Up early, and though I found myself out of order and cold, and the weather cold and likely to rain, yet upon my promise and desire to do what I intended, I did take boat and down to Greenwich, to Captain Cocke’s, who hath a most pleasant seat, and neat. Here I drank wine, and eat some fruit off the trees; and he showed a great rarity, which was two or three of a great number of silver dishes and plates, which he bought of an embassador that did lack money, in the edge or rim of which was placed silver and gold medalls, very ancient, and I believe wrought, by which, if they be, they are the greatest rarity that ever I saw in my life, and I will show Mr. Crumlum them.
Thence to Woolwich to the Rope-yard; and there looked over several sorts of hemp, and did fall upon my great survey of seeing the working and experiments of the strength and the charge in the dressing of every sort; and I do think have brought it to so great a certainty, as I have done the King great service in it: and do purpose to get it ready against the Duke’s coming to town to present to him.
I breakfasted at Mr. Falconer’s well, and much pleased with my inquiries.
Thence to the dock, where we walked in Mr. Shelden’s garden, eating more fruit, and drinking, and eating figs, which were very good, and talking while the Royal James was bringing towards the dock, and then we went out and saw the manner and trouble of docking such a ship, which yet they could not do, but only brought her head into the Dock, and so shored her up till next tide. But, good God! what a deal of company was there from both yards to help to do it, when half the company would have done it as well. But I see it is impossible for the King to have things done as cheap as other men.
Thence by water, and by and by landing at the riverside somewhere among the reeds, we walked to Greenwich, where to Cocke’s house again and walked in the garden, and then in to his lady, who I find is still pretty, but was now vexed and did speak very discontented and angry to the Captain for disappointing a gentleman that he had invited to dinner, which he took like a wise man and said little, but she was very angry, which put me clear out of countenance that I was sorry I went in. So after I had eat still some more fruit I took leave of her in the garden plucking apricots for preserving, and went away and so by water home, and there Mr. Moore coming and telling me that my Lady goes into the country to-morrow, I carried my wife by coach to take her leave of her father, I staying in Westminster Hall, she going away also this week, and thence to my Lady’s, where we staid and supped with her, but found that my Lady was truly angry and discontented with us for our neglecting to see her as we used to do, but after a little she was pleased as she was used to be, at which we were glad. So after supper home to bed.

I found myself out
of order and cold
like a boat in the trees,
silver and ancient.
I ought to fall
towards the shore, landing
somewhere among the reeds
like a clear fruit of water.

Erasure poem derived from The Diary of Samuel Pepys, Monday 21 July 1662.

2 Replies to “Diagnosis”

  1. I love this poem! It reminds me of Corot’s The Ferryman which continues to slip into my dreams.

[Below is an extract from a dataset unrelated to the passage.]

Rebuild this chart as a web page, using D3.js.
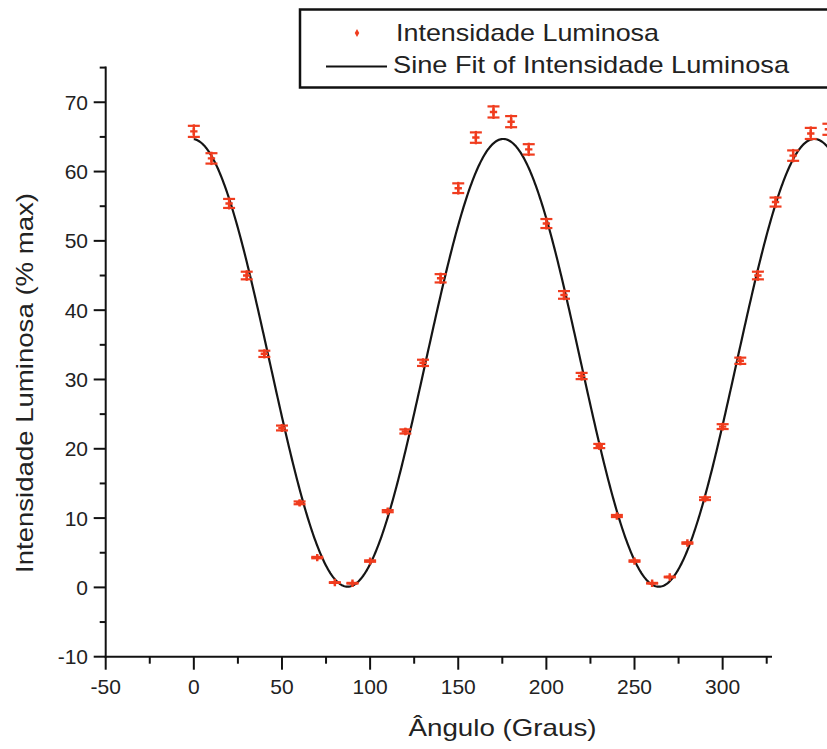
<!DOCTYPE html>
<html>
<head>
<meta charset="utf-8">
<script src="https://cdn.jsdelivr.net/npm/d3@7"></script>
<style>
  html, body { margin: 0; padding: 0; background: #fff; }
  svg { display: block; }
  text { font-family: "Liberation Sans", Arial, sans-serif; fill: #222; }
</style>
</head>
<body>
<div id="chart"></div>
<script>
// ---- data ----
const angles = [0, 10, 20, 30, 40, 50, 60, 70, 80, 90, 100, 110, 120, 130, 140, 150, 160, 170, 180,
                190, 200, 210, 220, 230, 240, 250, 260, 270, 280, 290, 300, 310, 320, 330, 340, 350, 360];
const intensity = [65.8, 61.9, 55.4, 45.0, 33.7, 23.0, 12.2, 4.3, 0.7, 0.6, 3.8, 11.0, 22.5, 32.4, 44.6, 57.6, 64.9, 68.6, 67.2,
                   63.2, 52.5, 42.2, 30.5, 20.4, 10.3, 3.8, 0.6, 1.5, 6.4, 12.8, 23.2, 32.7, 45.0, 55.6, 62.3, 65.5, 66.1];
const errors = [0.8, 0.75, 0.65, 0.55, 0.45, 0.35, 0.2, 0.1, 0.05, 0.05, 0.1, 0.15, 0.3, 0.45, 0.6, 0.7, 0.75, 0.8, 0.8,
                0.75, 0.65, 0.55, 0.45, 0.3, 0.15, 0.1, 0.05, 0.05, 0.1, 0.2, 0.35, 0.45, 0.55, 0.65, 0.75, 0.8, 0.8];
// Sine fit parameters: y = y0 + A*sin(pi*(x - xc)/w)
const fitParams = { y0: 32.4, A: 32.3, xc: 131.4, w: 88.25 };
const fitRange = [0, 362];
const xTicks = [-50, 0, 50, 100, 150, 200, 250, 300];
const xMinorTicks = [-25, 25, 75, 125, 175, 225, 275, 325];
const yTicks = [-10, 0, 10, 20, 30, 40, 50, 60, 70];
const yMinorTicks = [-5, 5, 15, 25, 35, 45, 55, 65, 75];
const legendLabels = ["Intensidade Luminosa", "Sine Fit of Intensidade Luminosa"];
const xTitle = "Ângulo (Graus)";
const yTitle = "Intensidade Luminosa (% max)";

// ---- drawing ----
const W = 827, H = 749;
const red = "#f03c1e";
const svg = d3.select("#chart").append("svg").attr("width", W).attr("height", H);

const x = d3.scaleLinear().domain([-50, 328]).range([105.7, 772]);
const y = d3.scaleLinear().domain([-10, 75]).range([656.7, 67.6]);

// axes lines
const axisG = svg.append("g").attr("stroke", "#111").attr("stroke-width", 2).attr("fill", "none");
axisG.append("line").attr("x1", x(-50)).attr("x2", x(-50)).attr("y1", y(75) - 1).attr("y2", y(-10) + 1);
axisG.append("line").attr("x1", x(-50) - 1).attr("x2", x(328)).attr("y1", y(-10)).attr("y2", y(-10));

// x ticks
axisG.selectAll(".xmaj").data(xTicks).join("line")
  .attr("x1", d => x(d)).attr("x2", d => x(d)).attr("y1", y(-10)).attr("y2", y(-10) + 13);
axisG.selectAll(".xmin").data(xMinorTicks).join("line")
  .attr("x1", d => x(d)).attr("x2", d => x(d)).attr("y1", y(-10)).attr("y2", y(-10) + 7);
// y ticks
axisG.selectAll(".ymaj").data(yTicks).join("line")
  .attr("y1", d => y(d)).attr("y2", d => y(d)).attr("x1", x(-50)).attr("x2", x(-50) - 12);
axisG.selectAll(".ymin").data(yMinorTicks).join("line")
  .attr("y1", d => y(d)).attr("y2", d => y(d)).attr("x1", x(-50)).attr("x2", x(-50) - 6);

// tick labels
svg.append("g").selectAll("text").data(xTicks).join("text")
  .attr("x", d => x(d)).attr("y", 694)
  .attr("text-anchor", "middle").attr("font-size", 21)
  .text(d => d);
svg.append("g").selectAll("text").data(yTicks).join("text")
  .attr("x", 88).attr("y", d => y(d) + 7.5)
  .attr("text-anchor", "end").attr("font-size", 21)
  .text(d => d);

// axis titles
svg.append("text").attr("x", 502.5).attr("y", 736)
  .attr("text-anchor", "middle").attr("font-size", 24)
  .attr("textLength", 188).attr("lengthAdjust", "spacingAndGlyphs")
  .text(xTitle);
svg.append("text")
  .attr("transform", "translate(33,383) rotate(-90)")
  .attr("text-anchor", "middle").attr("font-size", 24)
  .attr("textLength", 380).attr("lengthAdjust", "spacingAndGlyphs")
  .text(yTitle);

// fit curve
const fitFn = v => fitParams.y0 + fitParams.A * Math.sin(Math.PI * (v - fitParams.xc) / fitParams.w);
const fitX = d3.range(fitRange[0], fitRange[1] + 0.5, 0.5);
svg.append("path")
  .datum(fitX)
  .attr("fill", "none").attr("stroke", "#151515").attr("stroke-width", 2.2)
  .attr("d", d3.line().x(d => x(d)).y(d => y(fitFn(d))));

// data points with error bars
const pts = angles.map((a, i) => ({ a, v: intensity[i], e: errors[i] }));
const pg = svg.append("g").attr("stroke", red).attr("stroke-width", 2.2).attr("fill", "none");
const g = pg.selectAll("g").data(pts).join("g");
g.append("line")
  .attr("x1", d => x(d.a)).attr("x2", d => x(d.a))
  .attr("y1", d => y(d.v + d.e) - 1.5).attr("y2", d => y(d.v - d.e) + 1.5);
g.append("line")
  .attr("x1", d => x(d.a) - 6).attr("x2", d => x(d.a) + 6)
  .attr("y1", d => y(d.v + d.e)).attr("y2", d => y(d.v + d.e));
g.append("line")
  .attr("x1", d => x(d.a) - 6).attr("x2", d => x(d.a) + 6)
  .attr("y1", d => y(d.v - d.e)).attr("y2", d => y(d.v - d.e));
g.append("path")
  .attr("transform", d => `translate(${x(d.a)},${y(d.v)})`)
  .attr("d", d3.symbol(d3.symbolCross, 30)())
  .attr("fill", red).attr("stroke", "none");

// legend
const lg = svg.append("g");
lg.append("rect").attr("x", 300).attr("y", 9.5).attr("width", 560).attr("height", 78)
  .attr("fill", "#fff").attr("stroke", "#111").attr("stroke-width", 2.5);
lg.append("path").attr("transform", "translate(357,33)")
  .attr("d", d3.symbol(d3.symbolDiamond, 18)()).attr("fill", red);
lg.append("text").attr("x", 396).attr("y", 41).attr("font-size", 24)
  .attr("textLength", 263).attr("lengthAdjust", "spacingAndGlyphs").text(legendLabels[0]);
lg.append("line").attr("x1", 326).attr("x2", 387).attr("y1", 66.5).attr("y2", 66.5)
  .attr("stroke", "#111").attr("stroke-width", 2);
lg.append("text").attr("x", 393).attr("y", 73).attr("font-size", 24)
  .attr("textLength", 396).attr("lengthAdjust", "spacingAndGlyphs").text(legendLabels[1]);
</script>
</body>
</html>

    I’ve been thinking about erasure poems for some time, though I haven’t tried one yet. I like the idea of pulling a thread out of the past and also of connecting with another writer’s work. Yet the erasing conjures an ancient terror in me. Too many writers have been silenced. I like the way you’ve shown it above, with the original still visible. That gesture of respect to the orginal author eases my concern.

    1. I do see it as a gesture of respect and acknowledgement—a process that begins with reading the day’s diary entry out loud, along with the online commentary. I’m glad I found this way of doing it in HTML, which was something I imitated from a print publication, actually: Jan Bervin’s Nets, which uses Shakespeare’s sonnets for a source text. In any case, it’s not the process of erasure that’s important, it’s the process of discovery. So-called erasure poetry or blackout poetry is really just an extreme form of found poetry. Then again, all poetry is found poetry. Anyway, I’m glad you liked. Thanks for stopping by.